Improving Interactive Diagnostic Ability of a Large Language Model Agent Through Clinical Experience Learning
Sun, Zhoujian, Liu, Ziyi, Luo, Cheng, Chu, Jiebin, Huang, Zhengxing
Recent advances in large language models (LLMs) have shown promising results in medical diagnosis, with some studies indicating superior performance compared to human physicians in specific scenarios. However, the diagnostic capabilities of LLMs are often overestimated, as their performance significantly deteriorates in interactive diagnostic settings that require active information gathering. This study investigates the underlying mechanisms behind the performance degradation phenomenon and proposes a solution.
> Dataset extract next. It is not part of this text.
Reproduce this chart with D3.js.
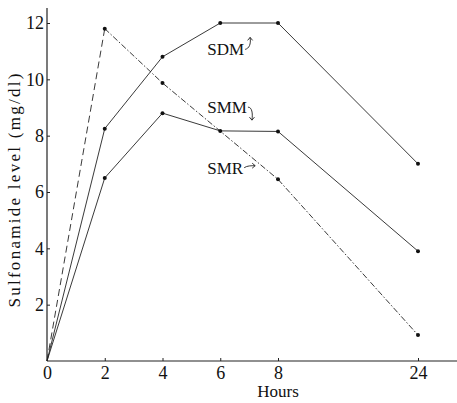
<!DOCTYPE html>
<html>
<head>
<meta charset="utf-8">
<script src="https://cdn.jsdelivr.net/npm/d3@7"></script>
<style>
body { margin: 0; background: #fff; }
</style>
</head>
<body>
<div id="main"></div>
<script>
var width = 457,
    height = 403;
var serif = "'Liberation Serif', 'DejaVu Serif', serif";

// hours (x axis is compressed after 8 h)
var hours = [0, 2, 4, 6, 8, 24];
var xTicks = [0, 2, 4, 6, 8, 24];
var yTicks = [2, 4, 6, 8, 10, 12];

// sulfonamide level, mg/dl
var sdm = [0, 8.25, 10.8, 12.0, 12.0, 7.0];
var smm = [0, 6.5, 8.8, 8.17, 8.15, 3.9];
var smrHours = [0, 2, 4, 8, 24];
var smr = [0, 11.8, 9.87, 6.45, 0.92];

var x = d3.scaleLinear().domain([0, 8, 24]).range([47, 278, 418]);
var y = d3.scaleLinear().domain([0, 12]).range([361, 23]);

var svg = d3.select("#main").append("svg")
    .attr("width", width)
    .attr("height", height);

// axes lines
svg.append("line")
    .attr("x1", x(0)).attr("x2", x(0))
    .attr("y1", y(0)).attr("y2", 8)
    .attr("stroke", "#222").attr("stroke-width", 1.2);
svg.append("line")
    .attr("x1", x(0)).attr("x2", width)
    .attr("y1", y(0)).attr("y2", y(0))
    .attr("stroke", "#222").attr("stroke-width", 1.2);

var yAxis = svg.append("g")
    .attr("transform", "translate(" + x(0) + ",0)")
    .attr("font-family", serif)
    .call(d3.axisLeft(y).tickValues(yTicks).tickSizeInner(-3).tickSizeOuter(0).tickPadding(3));
yAxis.attr("font-family", serif).attr("font-size", 18);
yAxis.select(".domain").remove();

var xAxis = svg.append("g")
    .attr("transform", "translate(0," + y(0) + ")")
    .call(d3.axisBottom(x).tickValues(xTicks).tickSizeInner(-3).tickSizeOuter(0).tickPadding(5).tickFormat(d3.format("d")));
xAxis.attr("font-family", serif).attr("font-size", 18);
xAxis.select(".domain").remove();
svg.selectAll(".tick line").attr("stroke", "#222");
svg.selectAll(".tick text").attr("fill", "#111");

// axis titles
svg.append("text")
    .attr("transform", "translate(20," + y(6.05) + ") rotate(-90)")
    .attr("text-anchor", "middle")
    .attr("font-family", serif)
    .attr("font-size", 17)
    .attr("fill", "#111")
    .attr("textLength", 234)
    .attr("lengthAdjust", "spacing")
    .text("Sulfonamide level (mg/dl)");

svg.append("text")
    .attr("x", x(8))
    .attr("y", 397)
    .attr("text-anchor", "middle")
    .attr("font-family", serif)
    .attr("font-size", 17)
    .attr("fill", "#111")
    .text("Hours");

// series
var line = d3.line()
    .x(function(d) { return x(d[0]); })
    .y(function(d) { return y(d[1]); });

function dots(pts) {
    svg.selectAll(null)
        .data(pts)
        .enter().append("circle")
        .attr("cx", function(d) { return x(d[0]); })
        .attr("cy", function(d) { return y(d[1]); })
        .attr("r", 2)
        .attr("fill", "#111");
}

function drawPath(pts, dash) {
    svg.append("path")
        .datum(pts)
        .attr("d", line)
        .attr("fill", "none")
        .attr("stroke", "#222")
        .attr("stroke-width", 0.9)
        .attr("stroke-dasharray", dash);
}

var sdmPts = hours.map(function(h, i) { return [h, sdm[i]]; });
var smmPts = hours.map(function(h, i) { return [h, smm[i]]; });
var smrPts = smrHours.map(function(h, i) { return [h, smr[i]]; });

drawPath(sdmPts, null);
drawPath(smmPts, null);
// SMR: long dashes for the rise, dash-dot afterwards
drawPath(smrPts.slice(0, 2), "7,4");
drawPath(smrPts.slice(1), "6,2,1.5,2");
dots(sdmPts.slice(1));
dots(smmPts.slice(1));
dots(smrPts.slice(1));

// labels with little hand-drawn arrows
var labels = [
    {name: "SDM", h: 5.55, v: 10.85, arrow: "c 4,-1 6,-5 5,-12", tip: [0, -1]},
    {name: "SMM", h: 5.55, v: 8.8, arrow: "c 4,0 5,6 4,13", tip: [0, 1]},
    {name: "SMR", h: 5.55, v: 6.65, arrow: "c 3,-2 7,-2 11,-2", tip: [1, 0]}
];

labels.forEach(function(l) {
    var t = svg.append("text")
        .attr("x", x(l.h))
        .attr("y", y(l.v))
        .attr("font-family", serif)
        .attr("font-size", 17)
        .attr("fill", "#111")
        .text(l.name);
    var w = t.node().getComputedTextLength();
    var sx = x(l.h) + w + 1, sy = y(l.v) - 6;
    var p = svg.append("path")
        .attr("d", "M" + sx + "," + sy + " " + l.arrow)
        .attr("fill", "none")
        .attr("stroke", "#222")
        .attr("stroke-width", 0.9);
    var end = p.node().getPointAtLength(p.node().getTotalLength());
    var dx = l.tip[0], dy = l.tip[1];
    // two barbs going back from the tip
    svg.append("path")
        .attr("d", "M" + (end.x - dx * 3 - dy * 2.5) + "," + (end.y - dy * 3 - dx * 2.5) +
            " L" + end.x + "," + end.y +
            " L" + (end.x - dx * 3 + dy * 2.5) + "," + (end.y - dy * 3 + dx * 2.5))
        .attr("fill", "none")
        .attr("stroke", "#222")
        .attr("stroke-width", 0.9);
});
</script>
</body>
</html>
We identified that the primary deficiency of LLMs lies in the initial diagnosis phase, particularly in information-gathering efficiency and initial diagnosis formation, rather than in the subsequent differential diagnosis phase. To address this limitation, we developed a plug-and-play method enhanced (PPME) LLM agent, leveraging over 3.5 million electronic medical records from Chinese and American healthcare facilities. Our approach integrates specialized models for initial disease diagnosis and inquiry into the history of the present illness, trained through supervised and reinforcement learning techniques. The experimental results indicate that the PPME LLM achieved over 30% improvement compared to baselines. The final diagnostic accuracy of the PPME LLM in interactive diagnostic scenarios approached levels comparable to those achieved using complete clinical data. These findings suggest a promising potential for developing autonomous diagnostic systems, although further validation studies are needed.